Vou dar um exemplo simples: Alguém rouba. Esse é um ato intrinsecamente mau e não podemos fechar os olhos para esse fato. O julgamento objetivo é, portanto, dizer que é um ato ruim em si mesmo. No entanto, não sabemos as circunstâncias em que a pessoa em questão cometeu o roubo: talvez ela não tenha sido movida apenas pela ganância, mas estava em necessidade; talvez tenha sido até forçada a roubar… Portanto, não devemos condená-la para sempre como ladrão por meio de nosso julgamento. Ela pode até mesmo já ter reconhecido seu erro e se arrependido, e nós não sabemos disso. 

 O exemplo que Jesus nos dá no evangelho de hoje também deve ser interpretado corretamente. O Senhor não nos diz para fechar os olhos para as falhas dos outros, mas nos mostra a maneira correta de lidar com elas. De fato, seria uma falta contra o amor e contra a verdade se deixássemos nosso irmão continuar em seu erro, tendo a possibilidade de fazê-lo perceber isso. Lembremo-nos de que somos chamados a ser “o guardião do nosso irmão” (cf. Gn 4,9). 
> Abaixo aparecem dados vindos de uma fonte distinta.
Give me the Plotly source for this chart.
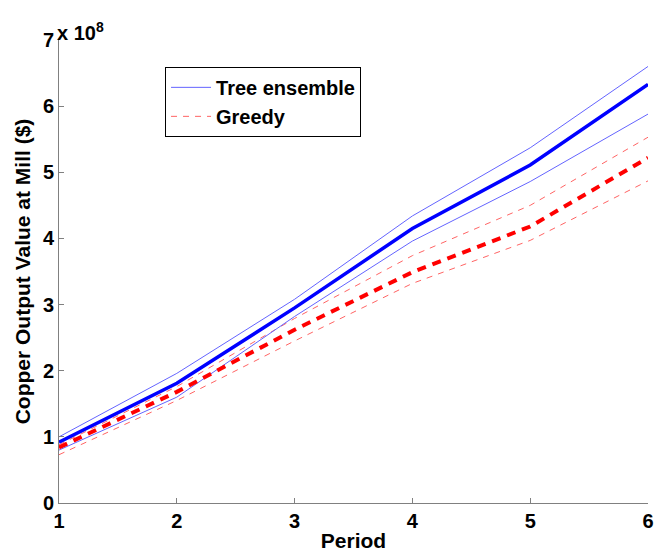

 Gostaria de dar um exemplo da vida real para me fazer entender melhor. A obstetra de nossa comunidade teve uma sessão de aconselhamento com uma mulher que estava pensando em abortar. Após uma longa conversa, ela decidiu ter o bebê. Algum tempo depois, a mulher disse que o que foi decisivo para ela foi uma frase que a obstetra lhe disse, que sua decisão tinha de se basear na verdade, aquela verdade que ela conhecia bem de suas raízes cristãs, ou seja, a de deixar a criança viver. E essa decisão ela teve que tomar apesar da resistência do noivo. Assim, ela conseguiu dizer um SIM total à vida de seu filho. Finalmente, seu noivo também aceitou a decisão e ambos ficaram felizes por ter o filho. 

 A essência do que o Senhor nos diz no Evangelho de hoje é a primazia do amor. Ao nos encontrarmos com outras pessoas, sejam elas de fora ou as mais próximas a nós, devemos fazê-lo com o mesmo espírito com que Deus vem ao nosso encontro. Podemos pedir a Deus que nos encha com Seu Espírito e permitir que Ele purifique nosso coração. Dessa forma, podemos vir a ter a atitude correta em relação aos outros.